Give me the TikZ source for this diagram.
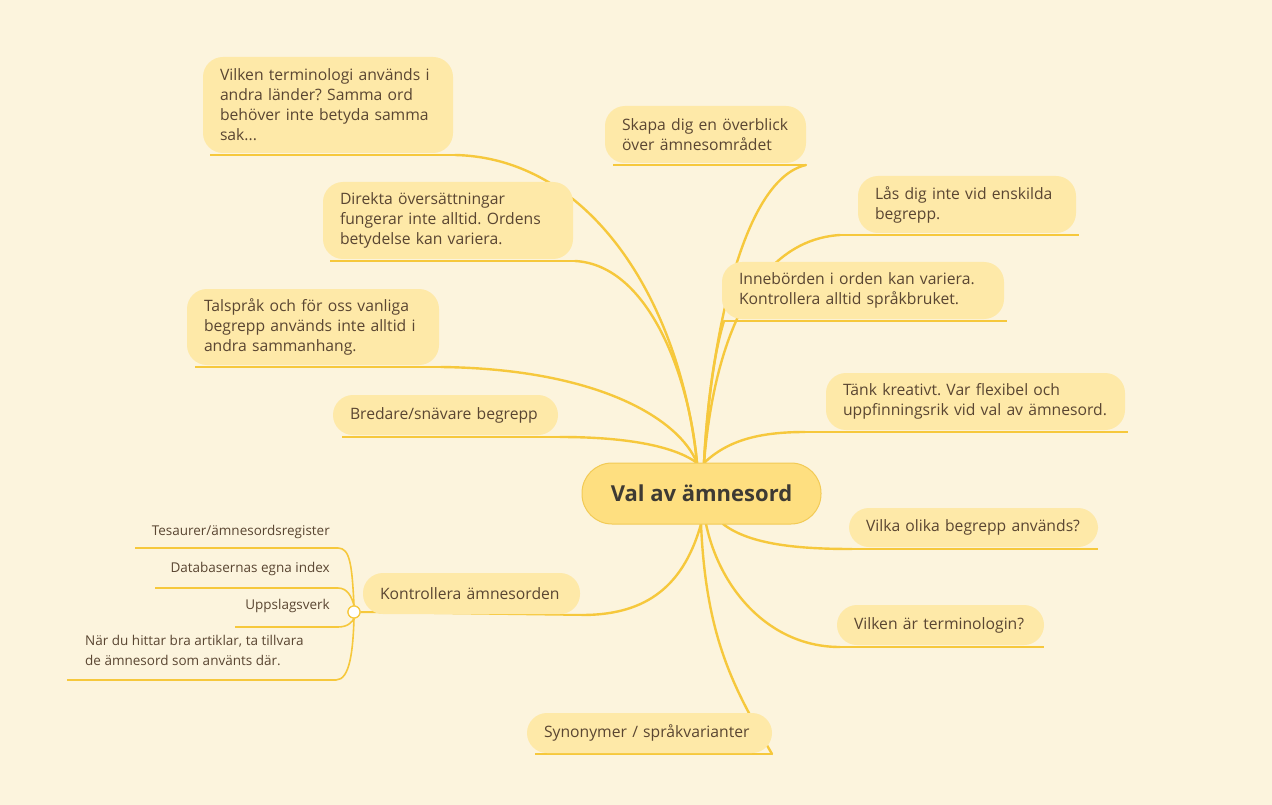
\documentclass[tikz,border=0pt]{standalone}
\usepackage{fontspec}
\setmainfont{Open Sans}
\usetikzlibrary{calc}
\frenchspacing
\definecolor{bgc}{HTML}{FCF4DD}
\definecolor{boxc}{HTML}{FEE9A8}
\definecolor{cenc}{HTML}{FEDF80}
\definecolor{cenb}{HTML}{F2CA55}
\definecolor{linec}{HTML}{F6C83C}
\definecolor{txtc}{HTML}{5A4632}
\definecolor{ctxt}{HTML}{3E3A33}
\tikzset{
  topic/.style={fill=boxc, rounded corners=20pt, inner xsep=17pt, inner ysep=0pt, align=left, text=txtc,
    font=\frenchspacing\fontsize{15.7}{20}\selectfont},
  central/.style={fill=cenc, draw=cenb, line width=1pt, rounded corners=30pt, inner sep=0pt,
    minimum width=239pt, minimum height=61pt, text=ctxt, font=\fontsize{22}{24}\selectfont\bfseries},
  branch/.style={draw=linec, line width=2.4pt, line cap=round},
  uline/.style={draw=linec, line width=2pt},
  sub/.style={draw=linec, line width=1.6pt},
  subtext/.style={text=txtc, inner sep=0pt, font=\frenchspacing\fontsize{13.5}{20}\selectfont},
  knob/.style={circle, fill=white, draw=linec, line width=1.2pt, minimum size=12pt, inner sep=0pt}
}
\begin{document}
\begin{tikzpicture}[x=1pt,y=-1pt]
\fill[bgc] (0,0) rectangle (1272,805);
\useasboundingbox (0,0) rectangle (1272,805);

% central
\coordinate (cT1) at (697,463);
\coordinate (cT2) at (704,463);
\coordinate (cB) at (701,524);

% underline ends (connector targets)
\coordinate (uL1) at (455,155);
\coordinate (uL2) at (575,261);
\coordinate (uL3) at (441,367);
\coordinate (uL4) at (560,437);
\coordinate (uL5) at (582,615);
\coordinate (uL6) at (772,754);
\coordinate (uR1) at (806,165);
\coordinate (uR2) at (840,235);
\coordinate (uR3) at (724,321);
\coordinate (uR4) at (805,432);
\coordinate (uR5) at (852,549);
\coordinate (uR6) at (840,647);

% branches
\draw[branch] (cT1) .. controls (680,300) and (590,158) .. (uL1);
\draw[branch] (cT1) .. controls (690,380) and (650,265) .. (uL2);
\draw[branch] (cT1) .. controls (680,420) and (600,369) .. (uL3);
\draw[branch] (cT1) .. controls (680,450) and (640,437) .. (uL4);
\draw[branch] (cB) .. controls (682,592) and (640,615) .. (uL5);
\draw[branch] (cB) .. controls (706,640) and (735,690) .. (uL6);
\draw[branch] (cT2) .. controls (710,350) and (740,180) .. (uR1);
\draw[branch] (cT2) .. controls (715,330) and (760,240) .. (uR2);
\draw[branch] (cT2) .. controls (706,420) and (712,360) .. (uR3);
\draw[branch] (cT2) .. controls (728,440) and (760,432) .. (uR4);
\draw[branch] ([xshift=22pt]cB) .. controls (750,545) and (800,549) .. (uR5);
\draw[branch] ([xshift=5pt]cB) .. controls (720,590) and (770,647) .. (uR6);

% underlines
\draw[uline] (210,155) -- (uL1);
\draw[uline] (330,261) -- (uL2);
\draw[uline] (195,367) -- (uL3);
\draw[uline] (342,437) -- (uL4);
\draw[uline] (535,754) -- (uL6);
\draw[uline] (uR1) -- (613,165);
\draw[uline] (uR2) -- (1079,235);
\draw[uline] (uR3) -- (1007,321);
\draw[uline] (uR4) -- (1128,432);
\draw[uline] (uR5) -- (1098,549);
\draw[uline] (uR6) -- (1044,647);

% Kontrollera sub-branches
\node[knob] (knob) at (354,612) {};
\draw[uline] (uL5) -- (knob.east);
\coordinate (s1) at (135,548);
\coordinate (s2) at (155,588);
\coordinate (s3) at (235,627);
\coordinate (s4) at (67,680);
\draw[sub] (s1) -- (338,548) .. controls (350,548) and (352,565) .. (knob.north);
\draw[sub] (s2) -- (338,588) .. controls (348,588) and (352,598) .. (knob.north);
\draw[sub] (s3) -- (338,627) .. controls (348,627) and (352,622) .. (knob.south);
\draw[sub] (s4) -- (336,680) .. controls (350,680) and (353,650) .. (knob.south);
\node[knob] at (354,612) {};

\node[subtext, anchor=east] (t1) at (330,532) {Tesaurer/ämnesordsregister};
\node[subtext, anchor=east] (t2) at (330,569) {Databasernas egna index};
\node[subtext, anchor=east] (t3) at (330,606) {Uppslagsverk};
\node[subtext, anchor=west, align=left] (t4) at (85,650) {När du hittar bra artiklar, ta tillvara\\de ämnesord som använts där.};

% topic boxes
\node[topic, text width=216pt, minimum height=96pt] (L1) at (328,105)
  {Vilken terminologi används i\\andra länder? Samma ord\\behöver inte betyda samma\\sak...};
\node[topic, text width=216pt, minimum height=77pt] (L2) at (448,220.5)
  {Direkta översättningar\\fungerar inte alltid. Ordens\\betydelse kan variera.};
\node[topic, text width=218pt, minimum height=76pt] (L3) at (313,327)
  {Talspråk och för oss vanliga\\begrepp används inte alltid i\\andra sammanhang.};
\node[topic, text width=191pt, minimum height=40pt] (L4) at (445.5,415)
  {Bredare/snävare begrepp};
\node[topic, text width=183pt, minimum height=41pt] (L5) at (471.5,593.5)
  {Kontrollera ämnesorden};
\node[topic, text width=211pt, minimum height=40pt] (L6) at (649.5,733)
  {Synonymer / språkvarianter};
\node[topic, text width=167pt, minimum height=57pt] (R1) at (705.5,134.5)
  {Skapa dig en överblick\\över ämnesområdet};
\node[topic, text width=184pt, minimum height=57pt] (R2) at (967,204.5)
  {Lås dig inte vid enskilda\\begrepp.};
\node[topic, text width=248pt, minimum height=57pt] (R3) at (863,290.5)
  {Innebörden i orden kan variera.\\Kontrollera alltid språkbruket.};
\node[topic, text width=265pt, minimum height=57pt] (R4) at (975.5,401.5)
  {Tänk kreativt. Var flexibel och\\uppfinningsrik vid val av ämnesord.};
\node[topic, text width=215pt, minimum height=39pt] (R5) at (973.5,527.5)
  {Vilka olika begrepp används?};
\node[topic, text width=173pt, minimum height=40pt] (R6) at (940.5,625)
  {Vilken är terminologin?};

\node[central] (C) at (701.5,493.5) {Val av ämnesord};
\end{tikzpicture}
\end{document}
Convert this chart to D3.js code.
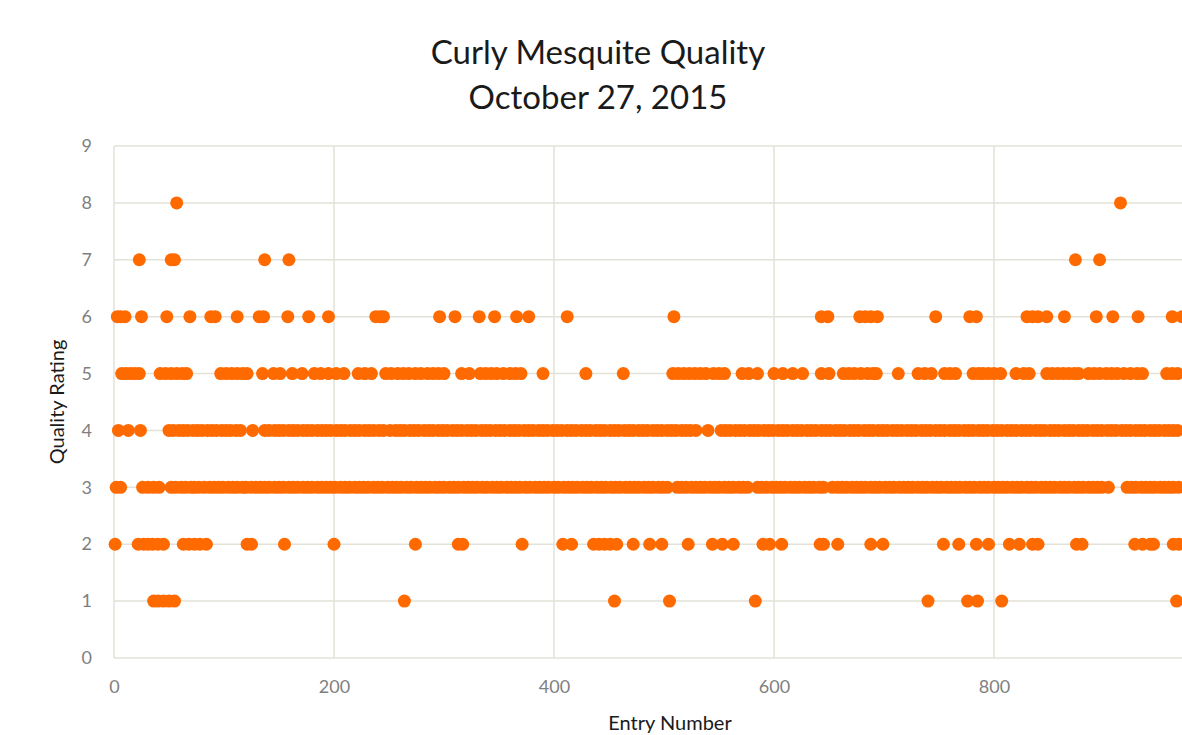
<!DOCTYPE html>
<html>
<head>
<meta charset="utf-8">
<script src="https://cdn.jsdelivr.net/npm/d3@7"></script>
<style>
    body { margin: 0; background: #fff; }
    .chart text { font-family: Lato, 'Open Sans', sans-serif; }
</style>
</head>
<body>
<div class="chart"></div>
<script>
// entry numbers that received each quality rating
let rating1 = [36, 40, 45, 50, 55, 264, 455, 505, 583, 740, 776, 785, 807, 966];
let rating2 = [1, 22, 27, 31, 35, 40, 45, 63, 68, 73, 78, 84, 121, 125, 155, 200, 274, 313, 317,
    371, 408, 416, 436, 441, 446, 451, 457, 472, 487, 498, 522, 544, 553, 563, 590, 596, 607,
    642, 645, 658, 688, 699, 754, 768, 784, 795, 814, 823, 835, 840, 875, 880, 928, 935, 942, 945, 963, 968];
let rating3 = [2, 6, 26, 31, 36, 41, 52, 56, 61, 65, 70, 73, 77, 82, 87, 91, 95, 99, 104, 108, 112, 117,
    120, 125, 129, 133, 137, 141, 146, 150, 154, 159, 163, 167, 172, 176, 180, 185, 189, 193, 197, 201,
    206, 210, 214, 219, 223, 227, 231, 236, 240, 244, 249, 253, 257, 261, 266, 270, 275, 279, 283, 287,
    292, 296, 300, 305, 309, 313, 318, 322, 326, 330, 335, 339, 344, 348, 352, 357, 361, 365, 369, 374,
    378, 383, 387, 391, 395, 400, 404, 409, 413, 417, 421, 426, 430, 434, 439, 443, 447, 452, 456, 460,
    465, 469, 473, 477, 482, 486, 490, 495, 499, 503, 512, 516, 520, 525, 529, 533, 537, 542, 546, 550,
    555, 559, 563, 568, 572, 576, 585, 589, 593, 598, 602, 606, 610, 615, 619, 623, 628, 632, 636, 641,
    645, 653, 658, 662, 666, 671, 675, 679, 683, 688, 692, 696, 701, 705, 709, 714, 718, 722, 726, 731,
    735, 739, 744, 748, 752, 757, 761, 765, 769, 774, 778, 782, 787, 791, 795, 800, 804, 808, 812, 817,
    821, 825, 830, 834, 838, 843, 847, 851, 855, 860, 864, 868, 873, 877, 881, 886, 890, 894, 898, 904,
    921, 925, 929, 934, 938, 942, 946, 951, 955, 959, 963, 968];
let rating4 = [4, 13, 24, 50, 54, 59, 63, 67, 72, 76, 80, 85, 89, 93, 98, 102, 106, 111, 115, 126, 137,
    141, 146, 150, 154, 159, 163, 167, 172, 176, 180, 185, 189, 193, 197, 202, 206, 210, 215, 219, 223,
    228, 232, 236, 241, 245, 251, 256, 260, 264, 269, 273, 277, 282, 286, 290, 295, 299, 303, 308, 312,
    316, 321, 325, 329, 334, 338, 342, 347, 351, 355, 360, 364, 368, 373, 377, 381, 386, 390, 394, 399,
    403, 407, 412, 416, 420, 425, 429, 433, 438, 442, 446, 451, 455, 459, 464, 468, 472, 477, 481, 485,
    490, 494, 498, 503, 507, 511, 516, 520, 524, 529, 540, 552, 556, 560, 565, 569, 573, 578, 582, 586,
    591, 595, 599, 604, 608, 612, 617, 621, 625, 630, 634, 638, 643, 647, 651, 656, 660, 664, 669, 673,
    677, 682, 686, 690, 695, 699, 703, 708, 712, 716, 721, 725, 729, 734, 738, 742, 747, 751, 755, 760,
    764, 768, 773, 777, 781, 786, 790, 794, 799, 803, 807, 812, 816, 820, 825, 829, 833, 838, 842, 846,
    851, 855, 859, 864, 868, 872, 877, 881, 885, 890, 894, 898, 903, 907, 911, 916, 920, 924, 929, 933,
    937, 942, 946, 950, 955, 959, 963, 967];
let rating5 = [7, 11, 15, 19, 23, 42, 47, 52, 57, 62, 66, 97, 102, 107, 112, 117, 121, 135, 145, 151,
    162, 171, 182, 188, 195, 202, 209, 222, 228, 234, 247, 252, 258, 263, 268, 274, 279, 285, 290, 295,
    300, 316, 323, 333, 338, 343, 348, 354, 360, 365, 370, 390, 429, 463, 508, 513, 518, 523, 528, 533,
    538, 545, 550, 555, 571, 577, 585, 600, 608, 617, 626, 643, 650, 663, 668, 673, 679, 685, 690, 693,
    713, 731, 737, 743, 755, 760, 765, 781, 786, 790, 795, 800, 806, 820, 827, 832, 848, 853, 858, 863,
    868, 873, 877, 886, 891, 896, 902, 907, 912, 918, 924, 930, 935, 957, 962, 967];
let rating6 = [3, 6, 10, 25, 48, 69, 88, 92, 112, 132, 136, 158, 177, 195, 238, 242, 245, 296, 310,
    332, 346, 366, 377, 412, 509, 643, 649, 678, 683, 688, 694, 747, 778, 784, 830, 835, 840, 848,
    864, 893, 908, 931, 962, 971];
let rating7 = [23, 52, 55, 137, 159, 874, 896];
let rating8 = [57, 915];

let gridX = [0, 200, 400, 600, 800, 1000];
let xTickLabels = [0, 200, 400, 600, 800];
let yTicks = [0, 1, 2, 3, 4, 5, 6, 7, 8, 9];

let width = 1182, height = 735;
let fontFamily = 'Lato, "Open Sans", sans-serif';
let padding = {'left': 114, 'top': 146, 'bottom': 77};

let data = [];
[rating1, rating2, rating3, rating4, rating5, rating6, rating7, rating8].forEach((list, i) => {
    list.forEach(entry => data.push({'entry': entry, 'rating': i + 1}));
});

let svg = d3.select('.chart')
    .append('svg')
    .attr('width', width)
    .attr('height', height);

let x = d3.scaleLinear()
    .domain([0, 1000])
    .range([padding.left, padding.left + 1100]);
let y = d3.scaleLinear()
    .domain([0, 9])
    .range([height - padding.bottom, padding.top]);

// gridlines
svg.append('g')
    .selectAll('line')
    .data(yTicks)
    .enter().append('line')
    .attr('x1', x(0))
    .attr('x2', x(1000))
    .attr('y1', d => y(d))
    .attr('y2', d => y(d))
    .attr('stroke', '#e2e2d8')
    .attr('stroke-width', 1.5);
svg.append('g')
    .selectAll('line')
    .data(gridX)
    .enter().append('line')
    .attr('x1', d => x(d))
    .attr('x2', d => x(d))
    .attr('y1', y(0))
    .attr('y2', y(9))
    .attr('stroke', '#e2e2d8')
    .attr('stroke-width', 1.5);

// x axis
let axis_x = d3.axisBottom(x).tickValues(xTickLabels).tickSize(0).tickPadding(22).tickFormat(d => d);
svg.append('g')
    .attr('transform', `translate(0, ${y(0)})`)
    .call(axis_x)
    .call(g => g.select('.domain').remove())
    .attr('font-family', fontFamily)
    .attr('font-size', '18px')
    .selectAll('text').attr('fill', '#7f7f7f');

// y axis
let axis_y = d3.axisLeft(y).tickValues(yTicks).tickSize(0).tickPadding(22).tickFormat(d => d);
svg.append('g')
    .attr('transform', `translate(${padding.left}, 0)`)
    .call(axis_y)
    .call(g => g.select('.domain').remove())
    .attr('font-family', fontFamily)
    .attr('font-size', '18px')
    .selectAll('text').attr('fill', '#7f7f7f');

// axis labels
svg.append('text')
    .attr('x', 670)
    .attr('y', 730)
    .attr('text-anchor', 'middle')
    .attr('font-size', '20px')
    .attr('fill', '#1a1a1a')
    .text('Entry Number');
svg.append('text')
    .attr('transform', `translate(64, ${y(4.5)}) rotate(-90)`)
    .attr('text-anchor', 'middle')
    .attr('font-size', '20px')
    .attr('fill', '#1a1a1a')
    .text('Quality Rating');

// title
let title = svg.append('text')
    .attr('text-anchor', 'middle')
    .attr('font-size', '33px')
    .attr('fill', '#1a1a1a');
title.append('tspan').attr('x', 598).attr('y', 64).text('Curly Mesquite Quality');
title.append('tspan').attr('x', 598).attr('y', 109).text('October 27, 2015');

// points
svg.append('g')
    .selectAll('circle')
    .data(data)
    .enter().append('circle')
    .attr('cx', d => x(d.entry))
    .attr('cy', d => y(d.rating))
    .attr('r', 6.5)
    .style('fill', '#ff6a00');
</script>
</body>
</html>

**********

PROBLEM REQUIREMENTS: Restate only the lines running from the start of the material above through the line containing "(cB) at (701,524);", ends included. No pictures.

REPLY:
Give me the TikZ source for this diagram.
\documentclass[tikz,border=0pt]{standalone}
\usepackage{fontspec}
\setmainfont{Open Sans}
\usetikzlibrary{calc}
\frenchspacing
\definecolor{bgc}{HTML}{FCF4DD}
\definecolor{boxc}{HTML}{FEE9A8}
\definecolor{cenc}{HTML}{FEDF80}
\definecolor{cenb}{HTML}{F2CA55}
\definecolor{linec}{HTML}{F6C83C}
\definecolor{txtc}{HTML}{5A4632}
\definecolor{ctxt}{HTML}{3E3A33}
\tikzset{
  topic/.style={fill=boxc, rounded corners=20pt, inner xsep=17pt, inner ysep=0pt, align=left, text=txtc,
    font=\frenchspacing\fontsize{15.7}{20}\selectfont},
  central/.style={fill=cenc, draw=cenb, line width=1pt, rounded corners=30pt, inner sep=0pt,
    minimum width=239pt, minimum height=61pt, text=ctxt, font=\fontsize{22}{24}\selectfont\bfseries},
  branch/.style={draw=linec, line width=2.4pt, line cap=round},
  uline/.style={draw=linec, line width=2pt},
  sub/.style={draw=linec, line width=1.6pt},
  subtext/.style={text=txtc, inner sep=0pt, font=\frenchspacing\fontsize{13.5}{20}\selectfont},
  knob/.style={circle, fill=white, draw=linec, line width=1.2pt, minimum size=12pt, inner sep=0pt}
}
\begin{document}
\begin{tikzpicture}[x=1pt,y=-1pt]
\fill[bgc] (0,0) rectangle (1272,805);
\useasboundingbox (0,0) rectangle (1272,805);

% central
\coordinate (cT1) at (697,463);
\coordinate (cT2) at (704,463);
\coordinate (cB) at (701,524);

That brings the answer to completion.